Hywel,
This proves that one can get a fight about ANYTHING in Friam.
A uniformly white wall only becomes a pattern when it is bounded by something, no? And, in that case, it is part of a pattern.
But I confess, I am starting to forget why I care about this. Let's see. It had something to do with causality being a pattern in history and without non-instances of the cause (presumably followed by non-instances of the effect) causality is not defined, just as a white wall does not become a white wall until it is bounded. Notice that one cannot even ask the question without implicitly creating a bound ..... "wall".

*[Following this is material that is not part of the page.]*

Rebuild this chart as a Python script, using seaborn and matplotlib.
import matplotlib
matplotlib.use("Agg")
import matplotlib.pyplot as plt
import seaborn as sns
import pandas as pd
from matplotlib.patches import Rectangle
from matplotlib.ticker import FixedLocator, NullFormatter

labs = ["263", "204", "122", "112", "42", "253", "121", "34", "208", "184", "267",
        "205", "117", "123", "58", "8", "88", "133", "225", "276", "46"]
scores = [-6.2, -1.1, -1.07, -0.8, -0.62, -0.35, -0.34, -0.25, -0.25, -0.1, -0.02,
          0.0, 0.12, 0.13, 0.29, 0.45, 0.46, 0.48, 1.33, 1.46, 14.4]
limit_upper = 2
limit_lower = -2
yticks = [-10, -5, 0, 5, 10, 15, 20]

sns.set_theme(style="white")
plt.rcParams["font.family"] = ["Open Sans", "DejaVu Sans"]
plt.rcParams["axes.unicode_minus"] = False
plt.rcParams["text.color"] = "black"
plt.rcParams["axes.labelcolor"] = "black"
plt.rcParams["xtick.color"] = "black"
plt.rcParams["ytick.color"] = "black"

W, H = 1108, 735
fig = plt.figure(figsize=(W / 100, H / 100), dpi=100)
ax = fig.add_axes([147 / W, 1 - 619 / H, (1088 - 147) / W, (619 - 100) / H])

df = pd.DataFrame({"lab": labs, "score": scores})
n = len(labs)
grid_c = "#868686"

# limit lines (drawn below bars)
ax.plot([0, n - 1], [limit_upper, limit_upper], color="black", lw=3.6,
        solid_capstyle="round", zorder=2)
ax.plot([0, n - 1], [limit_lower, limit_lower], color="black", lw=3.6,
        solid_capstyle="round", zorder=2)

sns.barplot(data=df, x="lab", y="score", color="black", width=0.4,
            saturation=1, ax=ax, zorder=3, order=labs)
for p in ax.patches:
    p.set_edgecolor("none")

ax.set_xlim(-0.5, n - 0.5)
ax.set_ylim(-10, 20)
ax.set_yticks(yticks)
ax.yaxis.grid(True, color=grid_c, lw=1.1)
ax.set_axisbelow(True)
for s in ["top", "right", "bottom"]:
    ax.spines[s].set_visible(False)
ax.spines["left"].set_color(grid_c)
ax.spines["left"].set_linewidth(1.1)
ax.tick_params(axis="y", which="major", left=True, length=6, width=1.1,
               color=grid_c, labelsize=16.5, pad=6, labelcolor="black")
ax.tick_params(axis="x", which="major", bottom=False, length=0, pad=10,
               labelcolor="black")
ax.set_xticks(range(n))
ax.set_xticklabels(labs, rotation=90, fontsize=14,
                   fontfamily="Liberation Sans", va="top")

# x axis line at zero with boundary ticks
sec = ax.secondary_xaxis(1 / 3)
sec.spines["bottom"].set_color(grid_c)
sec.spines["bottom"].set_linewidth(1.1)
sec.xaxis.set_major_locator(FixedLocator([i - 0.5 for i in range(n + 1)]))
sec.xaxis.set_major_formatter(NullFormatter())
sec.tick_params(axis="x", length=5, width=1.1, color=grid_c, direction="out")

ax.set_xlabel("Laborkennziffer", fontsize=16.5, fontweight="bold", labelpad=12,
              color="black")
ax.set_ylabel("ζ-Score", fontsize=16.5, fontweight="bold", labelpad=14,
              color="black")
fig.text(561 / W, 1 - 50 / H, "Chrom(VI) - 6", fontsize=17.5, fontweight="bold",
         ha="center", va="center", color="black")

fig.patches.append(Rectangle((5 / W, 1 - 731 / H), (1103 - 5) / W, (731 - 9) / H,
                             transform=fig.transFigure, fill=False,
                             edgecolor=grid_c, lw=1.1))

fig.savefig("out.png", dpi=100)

I here's it's a bit chilly in Santa Fe.
Basking by the Bay in Houston,
I am,
Faithfully yours,
Nick
----- Original Message -----
From: Hywel White
To: nickthompson at earthlink.net;The Friday Morning Applied Complexity Coffee Group;Robert Holmes
Sent: 11/21/2007 10:28:25 AM
Subject: RE: [FRIAM] FRIAM and causality
Nick, White is not a color it is a distribution of wavelengths (colors) and so the characteristics of the wavelength distribution is a pattern. Hywel
From:
[hidden email] [mailto:
[hidden email]] On Behalf Of Nicholas Thompson
Sent: Monday, November 19, 2007 11:05 PM
To: Robert Holmes
Cc: Friam at redfish.com
Subject: Re: [FRIAM] FRIAM and causality
Robert,
I would say "no".
So now we have found the foundation of our disagreement -- the point upon which we can agree to disagree.
NIck
----- Original Message -----
From: Robert Holmes
To: nickthompson at earthlink.net;The Friday Morning Applied Complexity Coffee Group
Sent: 11/19/2007 7:37:15 AM
Subject: Re: [FRIAM] FRIAM and causality
On Nov 18, 2007 11:58 AM, Nicholas Thompson <nickthompson at earthlink.net> wrote:
Robert,
Does a blank white wall have a "pattern" on it?